# Start of AVAILABLE DATA

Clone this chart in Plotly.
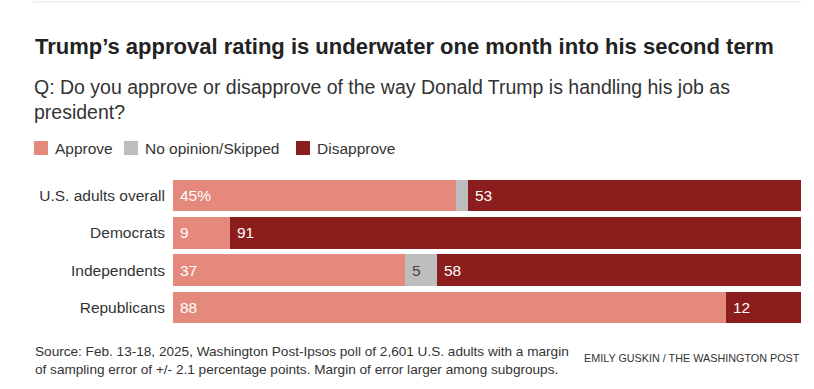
import plotly.graph_objects as go

# ---- data ----
categories = ["U.S. adults overall", "Democrats", "Independents", "Republicans"]
series_names = ["Approve", "No opinion/Skipped", "Disapprove"]
approve = [45, 9, 37, 88]
no_opinion = [2, 0, 5, 0]
disapprove = [53, 91, 58, 12]
label_text = {
    "Approve": ["45%", "9", "37", "88"],
    "No opinion/Skipped": ["", "", "5", ""],
    "Disapprove": ["53", "91", "58", "12"],
}
colors = ["#E4897C", "#BDBDBD", "#8C1D1D"]
label_colors = ["#FFFFFF", "#444444", "#FFFFFF"]

title = "Trump’s approval rating is underwater one month into his second term"
subtitle = "Q: Do you approve or disapprove of the way Donald Trump is handling his job as<br>president?"
source = ("Source: Feb. 13-18, 2025, Washington Post-Ipsos poll of 2,601 U.S. adults with a margin<br>"
          "of sampling error of +/- 2.1 percentage points. Margin of error larger among subgroups.")
credit = "EMILY GUSKIN / THE WASHINGTON POST"

# ---- layout geometry (pixels) ----
W, H = 814, 389
L, R, T, B = 173, 13, 177, 63
PW, PH = W - L - R, H - T - B

def px(x):
    return (x - L) / PW

def py(y):
    return (H - B - y) / PH

SANS = "Liberation Sans, Arial, sans-serif"
NARROW = "Liberation Sans Narrow, Arial Narrow, sans-serif"

fig = go.Figure()
all_values = [approve, no_opinion, disapprove]
for name, vals, col in zip(series_names, all_values, colors):
    fig.add_trace(go.Bar(
        y=categories, x=vals, name=name, orientation="h",
        marker=dict(color=col, line=dict(width=0)),
        showlegend=False, hoverinfo="x+y",
    ))

annotations = []
# segment labels, anchored at each segment start
for i, cat in enumerate(categories):
    base = 0
    for name, vals, lc in zip(series_names, all_values, label_colors):
        txt = label_text[name][i]
        if txt:
            annotations.append(dict(
                x=base, y=cat, xref="x", yref="y", text=txt, showarrow=False,
                xanchor="left", yanchor="middle", xshift=5,
                font=dict(family=SANS, size=15.5, color=lc),
            ))
        base += vals[i]

# title & subtitle
annotations.append(dict(x=px(33), y=py(46), xref="paper", yref="paper", text="<b>" + title + "</b>",
                        showarrow=False, xanchor="left", yanchor="middle",
                        font=dict(family=SANS, size=22, color="#222222")))
annotations.append(dict(x=px(32), y=py(99), xref="paper", yref="paper", text=subtitle,
                        showarrow=False, xanchor="left", yanchor="middle", align="left",
                        font=dict(family=SANS, size=19.5, color="#333333")))

# custom legend
shapes = []
legend_x = [34, 124, 296]
for name, col, lx in zip(series_names, colors, legend_x):
    shapes.append(dict(type="rect", xref="paper", yref="paper",
                       x0=px(lx), x1=px(lx + 14), y0=py(155), y1=py(141),
                       fillcolor=col, line=dict(width=0)))
    annotations.append(dict(x=px(lx + 19), y=py(148), xref="paper", yref="paper", text=name,
                            showarrow=False, xanchor="left", yanchor="middle",
                            font=dict(family=SANS, size=15.5, color="#333333")))

# top rule
shapes.append(dict(type="line", xref="paper", yref="paper", x0=px(33), x1=px(801),
                   y0=py(2), y1=py(2), line=dict(color="#E3E3E3", width=1)))

# source & credit
annotations.append(dict(x=px(33), y=py(360), xref="paper", yref="paper", text=source,
                        showarrow=False, xanchor="left", yanchor="middle", align="left",
                        font=dict(family=SANS, size=13.6, color="#333333")))
annotations.append(dict(x=px(802), y=py(358), xref="paper", yref="paper", text=credit,
                        showarrow=False, xanchor="right", yanchor="middle",
                        font=dict(family=NARROW, size=10.8, color="#333333")))

fig.update_layout(
    width=W, height=H,
    margin=dict(l=L, r=R, t=T, b=B, pad=0),
    barmode="stack", bargap=0.148,
    paper_bgcolor="white", plot_bgcolor="white",
    annotations=annotations, shapes=shapes,
    showlegend=False,
    xaxis=dict(range=[0, 100], visible=False, fixedrange=True),
    yaxis=dict(autorange="reversed", showgrid=False, zeroline=False, showline=False,
               ticks="", ticklabelstandoff=7,
               tickfont=dict(family=SANS, size=15.5, color="#333333"), fixedrange=True),
)

fig.write_html("out.html", config={"displayModeBar": False},
               post_script="document.body.style.margin='0';document.body.style.overflow='hidden';")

# End of AVAILABLE DATA

▶ **WORK REQUIRED**: The lines from the start of the data through the line that contains "import plotly.graph_objects as go" are to be returned exactly, please, with both ends included and every picture left out.

▶ **RESPONSE TO THE TASK**:
Clone this chart in Plotly.
import plotly.graph_objects as go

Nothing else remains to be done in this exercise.